Academia is a business of argumentation. We are trained to falsify our own assumptions to varying degrees of success. We are also trained to appraise the strengths and weaknesses of our colleagues' arguments with varying degrees of honesty. The byproduct of such a state of affairs is that almost no professional scholar can agree with a colleague 100% of the time. This is a happy byproduct.
It just so happens that we spend most of our time focusing on the 5 to 10% that makes for good debate. (By the way, keep this in mind the next time that someone laments that there is a different "historical Jesus" for every historical Jesus scholar. In my view, most of us agree much more than we disagree.) This is why Tom Wright and Marcus Borg could tour the world for a decade with their Siegfried and Roy act.
So I am quite happy to say that I agree with about 80% of what Bart Ehrman writes. This statement will scandalize some demographics and seem par for the course to others (no surprise there). Some folks are going to think that 80% is too high a percentage as I am a professing believer and Prof. Ehrman is a dreaded heretic.
Well, let me qualify this number by explaining that it gets worse: not all of the remaining 20% is disagreement. As I am not a textual critic, I am simply not qualified to have an opinion about some of Ehrman's research. So there is really only about 10% of his conclusions where I (1) am qualified to take an opposite stance and (2) do indeed take an opposite stance. I should qualify this further by saying that I have not read everything that Ehrman has published (who can keep up?).
I thank God for Bart Ehrman because he is good at what he does. This, of course, includes marketing himself and his ideas. I am grateful that his influence in the general public sets the talking points along the lines of sanity. I am grateful that he exemplifies good argumentation. To me, this is much more important than his conclusions.

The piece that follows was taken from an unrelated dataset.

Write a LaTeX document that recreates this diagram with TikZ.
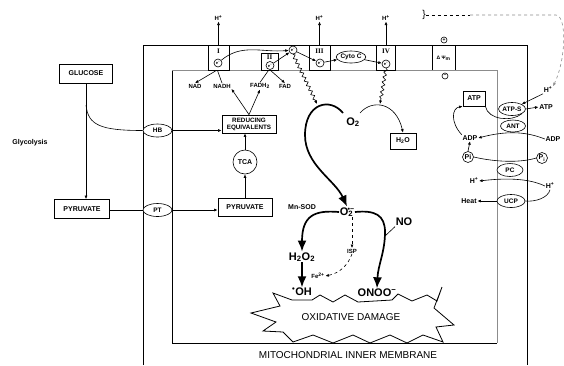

For what it's worth, this blog post could just have easily have been titled "Why I thank God for Tom Wright". There are some academics who are always going to hate both of these guys because they've pursued a popular audience. (One also wonders about professional jealousy.) Say what you will of C.S. Lewis or Bertrand Russell, but these guys teach an otherwise unreachable group of students and set the tone of a needed conversation. Without the Bart Ehrmans and Tom Wrights, most of the the interested public would be living in an echo chamber filled only with the voices of Simcha Jacobovici and Lee Strobel.